Pain and Gain is a true story about three nut-jobs who abducted a rich scumbag, legally robbed him of every asset he had, left him alive but homeless and penniless, and somehow got away with it for a good long while. My main takeaway from this film is never live in Florida, based wholly on the completely inept police response to this outrageous caper.
Pain and Gain approaches this whole story as an over-the-top comic farce, which might not have been ideal but was certainly understandable. What’s weirder, however, is that no attention is payed to exploring, or even explaining, the psychological or emotional state of the perpetrators.
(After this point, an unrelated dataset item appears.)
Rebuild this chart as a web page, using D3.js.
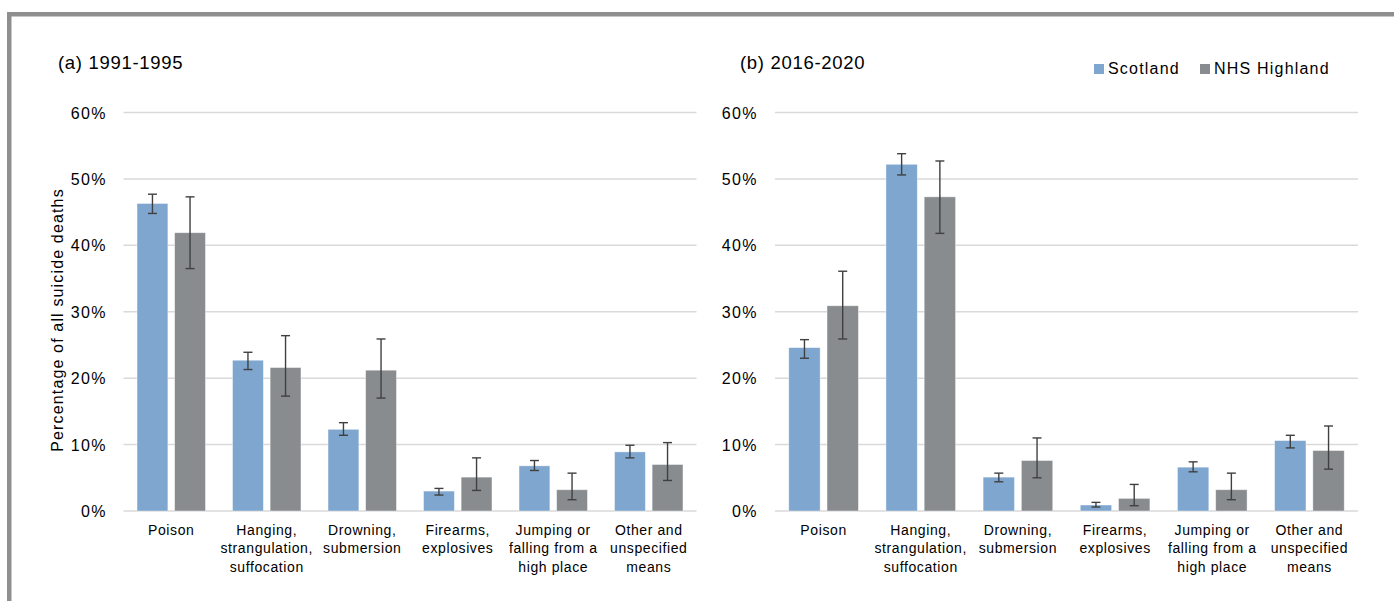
<!DOCTYPE html>
<html>
<head>
<meta charset="utf-8">
<script src="https://cdn.jsdelivr.net/npm/d3@7"></script>
<style>
  body { margin: 0; background: #fff; }
  svg { display: block; font-family: "Liberation Sans", Arial, sans-serif; }
</style>
</head>
<body>
<svg id="chart" width="1394" height="601"></svg>
<script>
// categories and their wrapped labels
var categories = ["Poison", "Hanging", "Drowning", "Firearms", "Jumping", "Other"];
var catLabels = [
  ["Poison"],
  ["Hanging,", "strangulation,", "suffocation"],
  ["Drowning,", "submersion"],
  ["Firearms,", "explosives"],
  ["Jumping or", "falling from a", "high place"],
  ["Other and", "unspecified", "means"]
];
var seriesNames = ["Scotland", "NHS Highland"];
var yTicks = [0, 10, 20, 30, 40, 50, 60];

// (a) 1991-1995
var a_scotland    = [46.3, 22.7, 12.3, 3.0, 6.8, 8.9];
var a_scotland_lo = [44.8, 21.3, 11.4, 2.4, 6.1, 8.0];
var a_scotland_hi = [47.7, 23.9, 13.3, 3.4, 7.6, 9.9];
var a_highland    = [41.9, 21.6, 21.2, 5.1, 3.2, 7.0];
var a_highland_lo = [36.5, 17.3, 17.0, 3.1, 1.7, 4.6];
var a_highland_hi = [47.3, 26.4, 25.9, 8.0, 5.7, 10.3];

// (b) 2016-2020
var b_scotland    = [24.6, 52.2, 5.1, 0.9, 6.6, 10.6];
var b_scotland_lo = [23.0, 50.6, 4.4, 0.6, 5.9, 9.5];
var b_scotland_hi = [25.8, 53.8, 5.7, 1.3, 7.4, 11.4];
var b_highland    = [30.9, 47.3, 7.6, 1.9, 3.2, 9.1];
var b_highland_lo = [25.9, 41.8, 5.0, 0.8, 1.7, 6.3];
var b_highland_hi = [36.1, 52.7, 11.0, 4.0, 5.7, 12.8];

var colors = { "Scotland": "#7ea6ce", "NHS Highland": "#888c8f" };

var svg = d3.select("#chart");

// grey frame (top and left edge)
svg.append("rect").attr("x", 7).attr("y", 12).attr("width", 1387).attr("height", 4.5).attr("fill", "#8f8f8f");
svg.append("rect").attr("x", 7).attr("y", 12).attr("width", 4.5).attr("height", 589).attr("fill", "#8f8f8f");

var y = d3.scaleLinear().domain([0, 60]).range([511, 112.5]);

function panel(title, titleX, left, right, labelRight, data) {
  var g = svg.append("g");

  g.append("text").attr("x", titleX).attr("y", 69)
    .attr("font-size", "18.5px").attr("letter-spacing", "0.7px").attr("fill", "#000")
    .text(title);

  // gridlines
  g.selectAll(".grid").data(yTicks).enter().append("line")
    .attr("x1", left).attr("x2", right)
    .attr("y1", function(d) { return y(d); }).attr("y2", function(d) { return y(d); })
    .attr("stroke", "#d9d9d9").attr("stroke-width", 1.5);

  g.selectAll(".ytick").data(yTicks).enter().append("text")
    .attr("x", labelRight).attr("y", function(d) { return y(d) + 6; })
    .attr("text-anchor", "end").attr("font-size", "16px").attr("letter-spacing", "1.4px")
    .attr("fill", "#000")
    .text(function(d) { return d + "%"; });

  var x0 = d3.scaleBand().domain(categories).range([left, right]);
  var x1 = d3.scaleBand().domain(seriesNames).range([0, x0.bandwidth()])
    .paddingInner(0.18).paddingOuter(0.36);

  data.forEach(function(s) {
    var sg = g.append("g");
    sg.selectAll("rect").data(categories).enter().append("rect")
      .attr("x", function(c) { return x0(c) + x1(s.name); })
      .attr("width", x1.bandwidth())
      .attr("y", function(c, i) { return y(s.values[i]); })
      .attr("height", function(c, i) { return y(0) - y(s.values[i]); })
      .attr("fill", colors[s.name])
      .attr("stroke", "#ffffff").attr("stroke-opacity", 0.5).attr("stroke-width", 0.8);

    var eg = sg.selectAll(".err").data(categories).enter().append("g");
    eg.append("line")
      .attr("x1", function(c) { return x0(c) + x1(s.name) + x1.bandwidth() / 2; })
      .attr("x2", function(c) { return x0(c) + x1(s.name) + x1.bandwidth() / 2; })
      .attr("y1", function(c, i) { return y(s.lo[i]); })
      .attr("y2", function(c, i) { return y(s.hi[i]); })
      .attr("stroke", "#404040").attr("stroke-width", 1.4);
    ["lo", "hi"].forEach(function(k) {
      eg.append("line")
        .attr("x1", function(c) { return x0(c) + x1(s.name) + x1.bandwidth() / 2 - 4.5; })
        .attr("x2", function(c) { return x0(c) + x1(s.name) + x1.bandwidth() / 2 + 4.5; })
        .attr("y1", function(c, i) { return y(s[k][i]); })
        .attr("y2", function(c, i) { return y(s[k][i]); })
        .attr("stroke", "#404040").attr("stroke-width", 1.4);
    });
  });

  // category labels
  var lab = g.selectAll(".xlab").data(categories).enter().append("text")
    .attr("text-anchor", "middle").attr("font-size", "14px").attr("letter-spacing", "0.6px")
    .attr("fill", "#000");
  lab.each(function(c, i) {
    var t = d3.select(this);
    catLabels[i].forEach(function(line, j) {
      t.append("tspan").attr("x", x0(c) + x0.bandwidth() / 2).attr("y", 535 + j * 18.3).text(line);
    });
  });
}

panel("(a) 1991-1995", 58, 123.5, 696.5, 107, [
  { name: "Scotland", values: a_scotland, lo: a_scotland_lo, hi: a_scotland_hi },
  { name: "NHS Highland", values: a_highland, lo: a_highland_lo, hi: a_highland_hi }
]);
panel("(b) 2016-2020", 740, 775, 1358, 758, [
  { name: "Scotland", values: b_scotland, lo: b_scotland_lo, hi: b_scotland_hi },
  { name: "NHS Highland", values: b_highland, lo: b_highland_lo, hi: b_highland_hi }
]);

// y axis title
svg.append("text")
  .attr("transform", "translate(63,320) rotate(-90)")
  .attr("text-anchor", "middle").attr("font-size", "16px").attr("letter-spacing", "1.15px")
  .attr("fill", "#000")
  .text("Percentage of all suicide deaths");

// legend
var legX = [1094, 1200];
var leg = svg.selectAll(".leg").data(seriesNames).enter().append("g")
  .attr("transform", function(d, i) { return "translate(" + legX[i] + ",0)"; });
leg.append("rect").attr("x", 0).attr("y", 64).attr("width", 10).attr("height", 10)
  .attr("fill", function(d) { return colors[d]; });
leg.append("text").attr("x", 14).attr("y", 74)
  .attr("font-size", "16px").attr("letter-spacing", "1.2px").attr("fill", "#000")
  .text(function(d) { return d; });
</script>
</body>
</html>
Instead, the film is happy to imply that the massive immorality portrayed in the story is a by-product of bodybuilding itself!!! Scenes of pumping iron and muscle obsession are carefully and constantly mixed in throughout the story, in a way that leads to a clear association of demented criminality with fitness mania. This seems spectacularly unfair to me. Two of these guys were obviously deeply disturbed individuals, time-bombs who were destined to explode on society no matter what their hobbies were. The other guy was just kind of slow and impressionable and got swept up by the other two. The fact that they all lifted weights was basically a joke, the strange context of their criminality, not the cause of it! I mean, it’s definitely funny at times, all these muscleman jokes and references, but after a while I found myself thinking “what does this filmmaker have against bodybuilding?”
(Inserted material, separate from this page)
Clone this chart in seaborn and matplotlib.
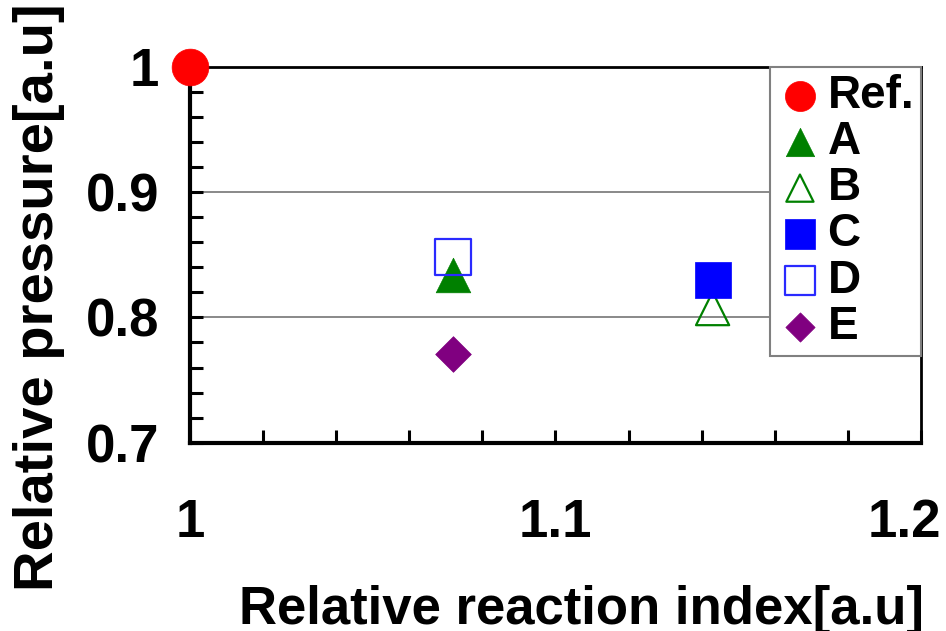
import matplotlib
matplotlib.use('Agg')
import matplotlib.pyplot as plt
import matplotlib.transforms as mtransforms
from matplotlib.ticker import MultipleLocator, FuncFormatter
import seaborn as sns

# data
labels = ['Ref.', 'A', 'B', 'C', 'D', 'E']
reaction_index = [1.0, 1.072, 1.143, 1.143, 1.072, 1.072]
pressure = [1.0, 0.834, 0.807, 0.830, 0.848, 0.771]

# marker styles per series
markers = ['o', '^', '^', 's', 's', 'D']
colors = ['#ff0000', '#008000', '#008000', '#0000ff', '#2a2aff', '#800080']
filled = [True, True, False, True, False, True]
sizes = [700, 620, 570, 700, 670, 330]

sns.set_style('white')
plt.rcParams['font.family'] = ['Liberation Sans', 'DejaVu Sans']
plt.rcParams['font.weight'] = 'bold'
plt.rcParams['text.color'] = 'black'
plt.rcParams['axes.labelcolor'] = 'black'
plt.rcParams['xtick.color'] = 'black'
plt.rcParams['ytick.color'] = 'black'

fig = plt.figure(figsize=(9.46, 6.31), dpi=100)
ax = fig.add_axes([0.2008, 0.2984, 0.7727, 0.5959])

for lab, xv, yv, m, c, f, s in zip(labels, reaction_index, pressure, markers, colors, filled, sizes):
    if f:
        sns.scatterplot(x=[xv], y=[yv], marker=m, s=s, color=c, edgecolor=c,
                        linewidth=0.5, label=lab, ax=ax, clip_on=False, zorder=5)
    else:
        sns.scatterplot(x=[xv], y=[yv], marker=m, s=s, color=c, facecolor='none',
                        edgecolor=c, linewidth=1.6, label=lab, ax=ax, clip_on=False, zorder=5)

ax.set_xlim(1.0, 1.2)
ax.set_ylim(0.7, 1.0)
ax.xaxis.set_major_locator(MultipleLocator(0.1))
ax.xaxis.set_minor_locator(MultipleLocator(0.02))
ax.yaxis.set_major_locator(MultipleLocator(0.1))
ax.yaxis.set_minor_locator(MultipleLocator(0.02))
fmt = FuncFormatter(lambda v, p: '%g' % round(v, 2))
ax.xaxis.set_major_formatter(fmt)
ax.yaxis.set_major_formatter(fmt)

ax.grid(axis='y', which='major', color='#808080', linewidth=1.3)
ax.grid(axis='x', visible=False)
ax.set_axisbelow(True)

ax.tick_params(axis='both', which='both', direction='in', color='black',
               length=9.5, width=2.2, bottom=True, left=True, top=False, right=False)
ax.tick_params(axis='x', which='major', labelsize=38, pad=40, labelcolor='black')
ax.tick_params(axis='y', which='major', labelsize=38, pad=22, labelcolor='black')

for side in ['left', 'bottom']:
    ax.spines[side].set_linewidth(3)
    ax.spines[side].set_color('black')
for side in ['top', 'right']:
    ax.spines[side].set_linewidth(2)
    ax.spines[side].set_color('black')

fig.canvas.draw()
# last x label is pulled in so it stays on the canvas
shift = mtransforms.ScaledTranslation(-17 / 100, 0, fig.dpi_scale_trans)
for tick in ax.xaxis.get_major_ticks():
    if abs(tick.get_loc() - 1.2) < 1e-6:
        tick.label1.set_transform(tick.label1.get_transform() + shift)

ax.set_xlabel('Relative reaction index[a.u]', fontsize=38, fontweight='bold')
ax.set_ylabel('Relative pressure[a.u]', fontsize=40.5, fontweight='bold')
ax.xaxis.set_label_coords(0.536, -0.378)
ax.yaxis.set_label_coords(-0.171, 0.3875)

leg = ax.legend(loc='upper right', bbox_to_anchor=(1.0, 1.0), borderaxespad=0,
                fontsize=33, markerscale=0.82, frameon=True, fancybox=False,
                framealpha=1, edgecolor='#808080', borderpad=0.15,
                labelspacing=0.05, handlelength=1.0, handletextpad=0.1)
leg.get_frame().set_linewidth(1.5)
for t in leg.get_texts():
    t.set_fontweight('bold')

fig.savefig('out.png', dpi=100)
One thing I did like about the film was the role of positive thinking in bringing about all this mayhem. Walberg attends a self-help seminar where he learns the universe will provide riches if he could just become a “do-er,” which to him means kidnapping, grand theft, torture and murder. However, even his warped interpretation of this crap advice is blamed squarely on bodybuilding, which is disappointing, given that positive thinking was way more culpable in this case.
I don’t know what to say about this film. It definitely holds your attention, the story is so utterly bizarre. It’s also quite funny at times, and exciting. The Rock gives a surprisingly nice performance as a slow-witted, Christian bodybuilder somewhat uneasy with cold-blooded murder. I think I would probably recommend Pain and Gain. Just don’t take its message about bodybuilding too seriously or too literally. Even if these guys had met in chess club, no good was going to come of it.